Bei der Analyse des Auftakts wollten alle möglichst detailliert das Wirken Lewandowskis beschreiben. Von «ausgeschaltet» (Ondrej Duda) über «neutralisiert» (Slowakei-Coach Stefan Tarkovic) bis «erloschen» (polnische Medien) fielen allerlei Begriffe für den ganz schwachen Auftritt des Mannes, der die vergangene Bundesliga-Saison mit 41 Toren abschloss und damit einen fast 50 Jahre alten Rekord von Fußball-Legende Gerd Müller übertraf.

Und nun ein langer Urlaub nach einem frühen EM-Aus? Es deutet zumindest nicht so viel darauf hin, dass sich die Polen so schnell so deutlich steigern können. Ohne Milik (Olympique Marseille) und Piatek (Hertha BSC) fehlen Lewandowski vorn wichtige Kombinationspartner. Der Superstar selbst hat in den zwölf Monaten nach dem Neustart zudem ein XXL-Programm hinter sich, war körperlich und mental bei der Jagd nach Rekorden, Auszeichnungen und Teamtiteln dauerhaft gefordert.

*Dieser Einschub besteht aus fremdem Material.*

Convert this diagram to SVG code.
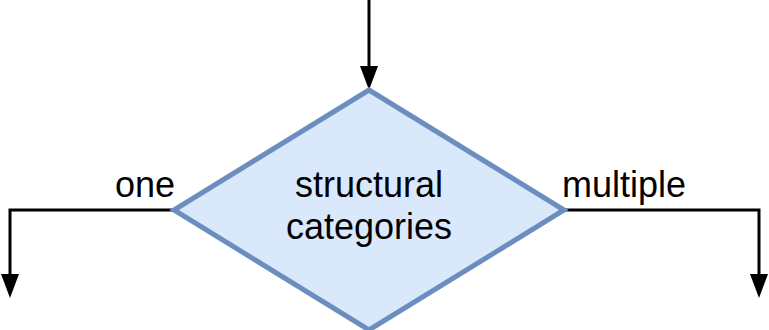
<svg xmlns="http://www.w3.org/2000/svg" width="769" height="330" viewBox="0 0 769 330">
<style>
.lbl{font-family:"Liberation Sans",Arial,sans-serif;font-size:36px;fill:#000}
.edge{fill:none;stroke:#000;stroke-width:3}
.head{fill:#000}
</style>
<rect width="769" height="330" fill="#fff"/>
<g id="connectors">
<path class="edge" d="M369,0 L369,66"/>
<path class="head" d="M360,66 L378,66 L369,90 Z"/>
<path class="edge" d="M174,210 L10,210 L10,276"/>
<path class="head" d="M1,274 L19,274 L10,298 Z"/>
<path class="edge" d="M564,210 L759,210 L759,276"/>
<path class="head" d="M750,274 L768,274 L759,298 Z"/>
</g>
<g id="decision">
<polygon points="369,90 564,210 369,330 174,210" fill="#dae8fc" stroke="#6c8ebf" stroke-width="5"/>
<text class="lbl" x="369" y="197" text-anchor="middle">structural</text>
<text class="lbl" x="369" y="239" text-anchor="middle">categories</text>
</g>
<g id="labels">
<text class="lbl" x="175" y="197" text-anchor="end">one</text>
<text class="lbl" x="562" y="197">multiple</text>
</g>
</svg>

«Das Zentrum des Spiels war zu weit weg von Robert. Unser Angriff hat nicht so funktioniert, wie er sollte», stellte Nationaltrainer Paulo Sousa, der früher bei Borussia Dortmund spielte, fest. Es ist ein Déjà-vu mit Ansage, quälten sich die Polen schon in den bisherigen fünf Länderspielen des Jahres ziemlich herum. Dass Torhüter Wojciech Szczesny, der beim Turnierauftakt 2012 und 2018 jeweils patzte, mit einem unglücklichen Eigentor zu einem Gesicht des Fehlstarts wurde, steht sinnbildlich für Lewandowskis Jahre im Nationaltrikot.